_Problem description_. Go through the listing and set it down exactly, leaving out its pictures.

_The records_.
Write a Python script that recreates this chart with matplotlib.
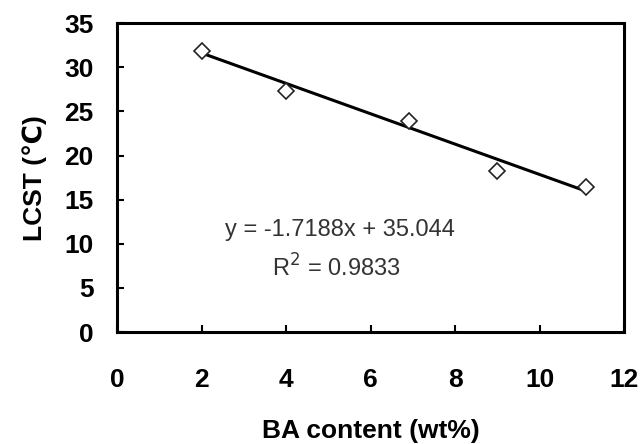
import matplotlib
matplotlib.use("Agg")
import matplotlib.pyplot as plt
import numpy as np

plt.rcParams['font.family'] = ['Liberation Sans', 'DejaVu Sans']

# Measured LCST versus BA content
ba_content = [2.0, 4.0, 6.9, 9.0, 11.1]
lcst = [31.8, 27.3, 23.9, 18.3, 16.4]

# Linear trend line
slope = -1.7188
intercept = 35.044
r_squared = 0.9833

x_ticks = [0, 2, 4, 6, 8, 10, 12]
y_ticks = [0, 5, 10, 15, 20, 25, 30, 35]

fig = plt.figure(figsize=(6.4, 4.44), dpi=100)
ax = fig.add_axes([0.183, 0.252, 0.792, 0.696])

fit_x = np.array([min(ba_content), max(ba_content)])
fit_y = slope * fit_x + intercept
ax.plot(fit_x, fit_y, color='black', lw=2.2, solid_capstyle='butt', zorder=2)
ax.plot(ba_content, lcst, linestyle='none', marker='D', markersize=8.5,
        markerfacecolor='white', markeredgecolor='#222222', markeredgewidth=1.2, zorder=3)

ax.set_xlim(0, 12)
ax.set_ylim(0, 35)
ax.set_xticks(x_ticks)
ax.set_yticks(y_ticks)
ax.set_xticklabels([str(v) for v in x_ticks], fontsize=19, fontweight='bold')
ax.set_yticklabels([str(v) for v in y_ticks], fontsize=19, fontweight='bold')
ax.tick_params(axis='x', direction='in', length=5, width=1.5, pad=26)
ax.tick_params(axis='y', direction='in', length=5, width=1.5, pad=17)

for side in ax.spines.values():
    side.set_linewidth(2.2)

ax.set_xlabel('BA content (wt%)', fontsize=19, fontweight='bold', labelpad=19)
ax.set_ylabel('LCST (\u2103)', fontsize=19, fontweight='bold', labelpad=12)

ax.text(5.27, 11.55, f'y = {slope}x + {intercept:.3f}', fontsize=17,
        color='#333333', ha='center', va='center')
ax.text(5.2, 7.25, f'R$^2$ = {r_squared}', fontsize=17,
        color='#333333', ha='center', va='center')

fig.savefig('out.png', dpi=100)
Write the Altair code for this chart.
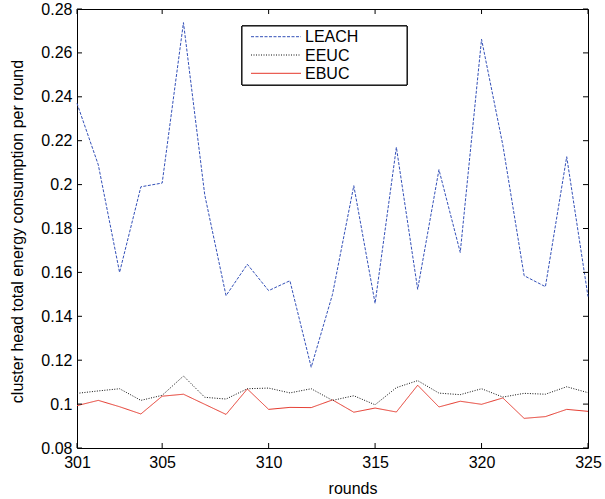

_Solution for this problem_.
Write a Python script that recreates this chart with matplotlib.
import matplotlib
matplotlib.use("Agg")
import matplotlib.pyplot as plt
import numpy as np

plt.rcParams['font.family'] = ['Liberation Sans', 'DejaVu Sans']

# Measured LCST versus BA content
ba_content = [2.0, 4.0, 6.9, 9.0, 11.1]
lcst = [31.8, 27.3, 23.9, 18.3, 16.4]

# Linear trend line
slope = -1.7188
intercept = 35.044
r_squared = 0.9833

x_ticks = [0, 2, 4, 6, 8, 10, 12]
y_ticks = [0, 5, 10, 15, 20, 25, 30, 35]

fig = plt.figure(figsize=(6.4, 4.44), dpi=100)
ax = fig.add_axes([0.183, 0.252, 0.792, 0.696])

fit_x = np.array([min(ba_content), max(ba_content)])
fit_y = slope * fit_x + intercept
ax.plot(fit_x, fit_y, color='black', lw=2.2, solid_capstyle='butt', zorder=2)
ax.plot(ba_content, lcst, linestyle='none', marker='D', markersize=8.5,
        markerfacecolor='white', markeredgecolor='#222222', markeredgewidth=1.2, zorder=3)

ax.set_xlim(0, 12)
ax.set_ylim(0, 35)
ax.set_xticks(x_ticks)
ax.set_yticks(y_ticks)
ax.set_xticklabels([str(v) for v in x_ticks], fontsize=19, fontweight='bold')
ax.set_yticklabels([str(v) for v in y_ticks], fontsize=19, fontweight='bold')
ax.tick_params(axis='x', direction='in', length=5, width=1.5, pad=26)
ax.tick_params(axis='y', direction='in', length=5, width=1.5, pad=17)

for side in ax.spines.values():
    side.set_linewidth(2.2)

ax.set_xlabel('BA content (wt%)', fontsize=19, fontweight='bold', labelpad=19)
ax.set_ylabel('LCST (\u2103)', fontsize=19, fontweight='bold', labelpad=12)

ax.text(5.27, 11.55, f'y = {slope}x + {intercept:.3f}', fontsize=17,
        color='#333333', ha='center', va='center')
ax.text(5.2, 7.25, f'R$^2$ = {r_squared}', fontsize=17,
        color='#333333', ha='center', va='center')

fig.savefig('out.png', dpi=100)
Write the Altair code for this chart.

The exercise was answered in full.